Find the solutions of
$\sin z = 3$
There are 2 ways to solve this, I know how to do this with:
$\sin z = \frac{1}{2i}(e^{iz}-e^{-iz}) = 3$
Now, I am now doing in the way:
$\sin z = \sin x \cosh y+i \cos x \sinh y$ = 3
By comparing the terms:
$\sin x \cosh y = 3$
$\cos x \sinh y = 0$
After this part, I have got no idea what to do.

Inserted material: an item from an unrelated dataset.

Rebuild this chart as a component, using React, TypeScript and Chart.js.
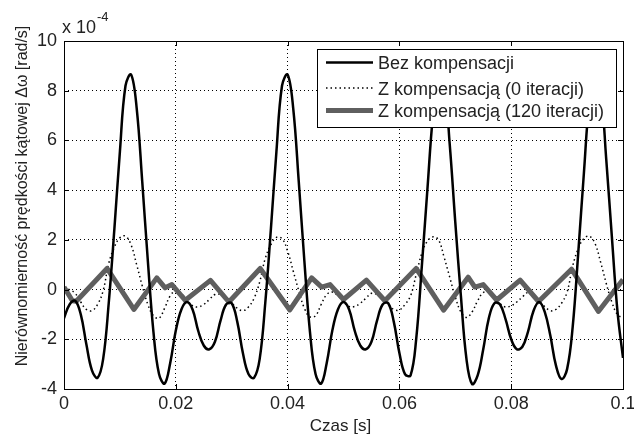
import React, { useEffect, useRef } from 'react';
import { Chart, registerables } from 'chart.js';

Chart.register(...registerables);

// time axis (s), sampled every 1 ms for the two smooth series
const TIME_S: number[] = Array.from({ length: 101 }, (_, i) => i / 1000);

// "Bez kompensacji" (x 10^-4 rad/s)
const BEZ_KOMP: number[] = [
  -1.15, -0.6, -0.45, -1.0, -2.2, -3.25, -3.55, -2.8, -0.55, 2.4,
  5.55, 8.2, 8.65, 7.3, 4.33, 1.15, -1.7, -3.4, -3.78, -2.95,
  -1.65, -0.8, -0.5, -0.8, -1.65, -2.25, -2.4, -2.1, -1.25, -0.6,
  -0.55, -1.3, -2.55, -3.4, -3.55, -2.8, -0.55, 2.4, 5.55, 8.2,
  8.65, 7.3, 4.33, 1.15, -1.7, -3.4, -3.78, -2.95, -1.65, -0.8,
  -0.5, -0.8, -1.65, -2.25, -2.4, -2.1, -1.25, -0.6, -0.55, -1.3,
  -2.55, -3.4, -3.45, -2.0, 0.9, 4.0, 7.0, 8.62, 8.3, 5.85,
  2.7, -0.25, -2.8, -3.8, -3.45, -2.4, -1.15, -0.55, -0.6, -1.2,
  -2.0, -2.4, -2.3, -1.7, -0.85, -0.5, -0.9, -1.85, -3.05, -3.6,
  -3.2, -1.5, 1.5, 4.67, 7.6, 8.69, 8.05, 5.25, 2.15, -0.85,
  -2.75,
];

// "Z kompensacją (0 iteracji)"
const KOMP_0: number[] = [
  0.05, 0.0, -0.15, -0.5, -0.8, -0.85, -0.6, -0.05, 1.05, 1.7,
  2.08, 2.15, 1.8, 1.0, 0.15, -0.6, -1.05, -1.15, -0.75, -0.25,
  -0.05, -0.15, -0.45, -0.65, -0.7, -0.6, -0.4, -0.2, -0.2, -0.35,
  -0.55, -0.75, -0.85, -0.7, -0.35, 0.3, 1.25, 1.8, 2.1, 2.05,
  1.55, 0.75, -0.05, -0.75, -1.1, -1.05, -0.6, -0.2, -0.1, -0.25,
  -0.5, -0.68, -0.68, -0.55, -0.35, -0.15, -0.2, -0.4, -0.6, -0.8,
  -0.82, -0.6, -0.25, 0.6, 1.45, 1.95, 2.12, 2.0, 1.3, 0.5,
  -0.3, -0.9, -1.12, -0.9, -0.45, -0.12, -0.1, -0.35, -0.57, -0.7,
  -0.65, -0.5, -0.3, -0.12, -0.28, -0.48, -0.68, -0.85, -0.8, -0.55,
  -0.1, 0.95, 1.65, 2.05, 2.15, 1.85, 1.1, 0.25, -0.5, -1.0,
  -1.15,
];

// "Z kompensacją (120 iteracji)" – vertices (time in ms)
const KOMP_120_T_MS: number[] = [
  0, 1.5, 2.2, 7.7, 12.5, 16.6, 18.1, 19.3, 21.7, 26.2,
  29.5, 35.1, 40.4, 44.3, 46.1, 47.6, 50.0, 54.1, 57.4, 63.0,
  67.9, 72.3, 73.5, 75.0, 77.4, 81.6, 84.9, 90.8, 95.6, 100,
];
const KOMP_120: number[] = [
  0.1, -0.45, -0.47, 0.85, -0.8, 0.47, 0.07, 0.2, -0.43, 0.37,
  -0.5, 0.85, -0.82, 0.47, 0.1, 0.2, -0.4, 0.38, -0.45, 0.85,
  -0.83, 0.5, 0.1, 0.2, -0.42, 0.38, -0.48, 0.82, -0.88, 0.4,
];

const SERIES_NAMES = ['Bez kompensacji', 'Z kompensacją (0 iteracji)', 'Z kompensacją (120 iteracji)'];
const X_TICK_LABELS = ['0', '0.02', '0.04', '0.06', '0.08', '0.1'];
const X_TITLE = 'Czas [s]';
const Y_TITLE = 'Nierównomierność prędkości kątowej Δω [rad/s]';
const EXP_BASE = 'x 10';
const EXP_POWER = '-4';

const FONT = '"Liberation Sans", Arial, Helvetica, sans-serif';
const GRAY = '#5f5f5f';
const TEXT = '#222';

const decorPlugin = {
  id: 'decor',
  afterDraw(chart: any) {
    const { ctx, chartArea } = chart;
    const { left, right, top, bottom } = chartArea;
    ctx.save();
    // frame
    ctx.strokeStyle = '#000';
    ctx.lineWidth = 1;
    ctx.setLineDash([]);
    ctx.strokeRect(Math.round(left) + 0.5, Math.round(top) + 0.5, Math.round(right - left), Math.round(bottom - top));
    // inward tick marks
    const xs = chart.scales.x;
    const ys = chart.scales.y;
    const tl = 5;
    ctx.beginPath();
    xs.ticks.forEach((t: any) => {
      const px = Math.round(xs.getPixelForValue(t.value)) + 0.5;
      ctx.moveTo(px, bottom);
      ctx.lineTo(px, bottom - tl);
      ctx.moveTo(px, top);
      ctx.lineTo(px, top + tl);
    });
    ys.ticks.forEach((t: any) => {
      const py = Math.round(ys.getPixelForValue(t.value)) + 0.5;
      ctx.moveTo(left, py);
      ctx.lineTo(left + tl, py);
      ctx.moveTo(right, py);
      ctx.lineTo(right - tl, py);
    });
    ctx.stroke();

    // exponent label
    ctx.fillStyle = TEXT;
    ctx.textAlign = 'left';
    ctx.textBaseline = 'alphabetic';
    ctx.font = `18px ${FONT}`;
    ctx.fillText(EXP_BASE, left - 2, top - 8);
    const w = ctx.measureText(EXP_BASE).width;
    ctx.font = `13px ${FONT}`;
    ctx.fillText(EXP_POWER, left - 2 + w + 1, top - 20);

    // x title
    ctx.font = `17px ${FONT}`;
    ctx.textAlign = 'center';
    ctx.fillText(X_TITLE, (left + right) / 2 - 3, 431);

    // y title
    ctx.save();
    ctx.translate(27, 196);
    ctx.rotate(-Math.PI / 2);
    ctx.font = `16px ${FONT}`;
    ctx.textAlign = 'center';
    ctx.fillText(Y_TITLE, 0, 0);
    ctx.restore();

    // legend
    const bx = right - 306;
    const by = top + 8;
    const bw = 299;
    const bh = 78;
    ctx.fillStyle = '#fff';
    ctx.fillRect(bx, by, bw, bh);
    ctx.strokeStyle = '#000';
    ctx.lineWidth = 1;
    ctx.strokeRect(bx + 0.5, by + 0.5, bw, bh);
    const rows = [by + 13.5, by + 39, by + 61.5];
    const styles = [
      { color: '#000', width: 2.5, dash: [] as number[] },
      { color: '#000', width: 1.5, dash: [1.5, 3] },
      { color: GRAY, width: 5, dash: [] as number[] },
    ];
    ctx.font = `18px ${FONT}`;
    ctx.textAlign = 'left';
    ctx.textBaseline = 'middle';
    SERIES_NAMES.forEach((name, i) => {
      const s = styles[i];
      ctx.beginPath();
      ctx.strokeStyle = s.color;
      ctx.lineWidth = s.width;
      ctx.setLineDash(s.dash);
      ctx.moveTo(bx + 9, rows[i]);
      ctx.lineTo(bx + 56, rows[i]);
      ctx.stroke();
      ctx.setLineDash([]);
      ctx.fillStyle = TEXT;
      ctx.fillText(name, bx + 61, rows[i] + 2);
    });
    ctx.restore();
  },
};

export default function App() {
  const ref = useRef<HTMLCanvasElement>(null);
  useEffect(() => {
    if (!ref.current) return;
    const chart = new Chart(ref.current, {
      type: 'line',
      data: {
        datasets: [
          {
            label: SERIES_NAMES[0],
            data: BEZ_KOMP.map((y, i) => ({ x: TIME_S[i], y })),
            borderColor: '#000',
            borderWidth: 2.5,
            pointRadius: 0,
            tension: 0.4,
            order: 0,
          },
          {
            label: SERIES_NAMES[1],
            data: KOMP_0.map((y, i) => ({ x: TIME_S[i], y })),
            borderColor: '#000',
            borderWidth: 1.5,
            borderDash: [1.5, 3],
            pointRadius: 0,
            tension: 0.4,
            order: 2,
          },
          {
            label: SERIES_NAMES[2],
            data: KOMP_120_T_MS.map((t, i) => ({ x: t / 1000, y: KOMP_120[i] })),
            borderColor: GRAY,
            borderWidth: 5,
            pointRadius: 0,
            tension: 0,
            borderJoinStyle: 'round',
            order: 1,
          },
        ] as any,
      },
      options: {
        responsive: false,
        animation: false,
        devicePixelRatio: 1,
        layout: { padding: { left: 0, right: 11, top: 41, bottom: 0 } },
        plugins: { legend: { display: false }, tooltip: { enabled: false } },
        scales: {
          x: {
            type: 'linear',
            min: 0,
            max: 0.1,
            afterFit: (s: any) => {
              s.height = 45;
              s.paddingLeft = 0;
              s.paddingRight = 0;
            },
            ticks: {
              stepSize: 0.02,
              padding: 4,
              maxRotation: 0,
              autoSkip: false,
              color: TEXT,
              font: { family: FONT, size: 18 },
              callback: (v: any, i: number) => X_TICK_LABELS[i] ?? String(v),
            },
            grid: { color: '#000', lineWidth: 1, drawTicks: false },
            border: { display: false, dash: [1, 3] },
          },
          y: {
            type: 'linear',
            min: -4,
            max: 10,
            afterFit: (s: any) => {
              s.width = 64;
              s.paddingTop = 0;
              s.paddingBottom = 0;
            },
            ticks: {
              stepSize: 2,
              padding: 7,
              color: TEXT,
              font: { family: FONT, size: 18 },
              callback: (v: any) => String(v),
            },
            grid: { color: '#000', lineWidth: 1, drawTicks: false },
            border: { display: false, dash: [1, 3] },
          },
        },
      } as any,
      plugins: [decorPlugin],
    });
    return () => chart.destroy();
  }, []);
  return (
    <canvas
      ref={ref}
      width={634}
      height={434}
      style={{ position: 'absolute', left: 0, top: 0, width: 634, height: 434 }}
    />
  );
}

Could anyone help me please?
Thank you.
Best Answer
you have $$\sin x \cosh y = 3, \cos x \sinh y = 0 $$ take the second equation. you have $$\sinh y = 0 \to y = 0 \\ \cos x = 0, x = \pm \pi/2 +2k\pi $$
putting $y = 0,$ in the first equation gives $\sin x = 3$ which has no real solution. we are now left with $$x = \pm \pi/2 +2k\pi \to \cosh y = \pm 3.$$ since $\cosh y \ge 1,$ we only need to solve $$\cosh y = 3 \to e^{2y} - 6e^y+1=0\to e^y = 3\pm2\sqrt2 \to y = \ln(3\pm2\sqrt2)$$
the solutions are $$\sin^{-1}(3)=\pm \pi/2 +2k\pi+i \ln(3\pm2\sqrt2).$$